- Occupations: Playwright, screenwriter, actor
- Notable work: Almost a Full Moon
- Spouse: J. Kelly Nestruck
- Parent(s): Carole Corbeil, Layne Coleman

= Charlotte Corbeil-Coleman =

Canadian playwright, screenwriter and actor

Charlotte Corbeil-Coleman is a Canadian playwright, screenwriter and actor.

Her 2008 play, Scratch, was a prizewinner in the 2007 Herman Voaden Playwriting Competition, was nominated for the Dora Mavor Moore Award for Outstanding New Play in 2009, and was nominated for the Governor General's Award for English-language drama at the 2010 Governor General's Awards.

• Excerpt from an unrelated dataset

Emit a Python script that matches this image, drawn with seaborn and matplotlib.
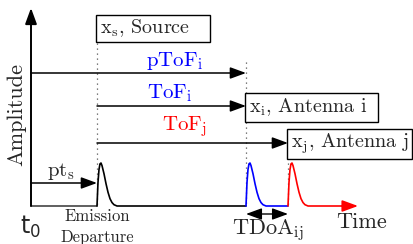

Guarded Girls, Corbeil-Coleman's 2019 play about women in the Canadian prison system, premiered at Tarragon Theatre in Toronto and then was performed in Kitchener Waterloo at Green Light Arts, which had originally commissioned it. It received the Dora Mavor Moore Award for Outstanding New Play and was shortlisted for the 2020 Governor General's Award for English-language drama.

In 2022, Corbeil-Coleman's holiday musical Almost a Full Moon, based on Hawksley Workman's Christmas album of the same name, premiered at the Citadel Theatre in Edmonton. Her play The King James Bible Play will have its world premiere at the Stratford Festival in 2026 followed by a run at the National Arts Centre.

Corbeil-Coleman's other work as a playwright includes The End of Pretending (2001); Highway 63: The Fort Mac Show (2009); The CN Tower Show (2012); Sudden Death (2013); and Madame Minister (2024). She co-wrote Twisted (2015) with Joseph Jomo Pierre.

She has also been a writer for the Showcase drama King and the CBC Radio drama series Afghanada.

The daughter of novelist Carole Corbeil and actor Layne Coleman, she has also had acting roles in television, including the series Blue Murder and Show Me Yours. In 2005, she appeared in the television film Mayday. She is married to journalist and critic J. Kelly Nestruck.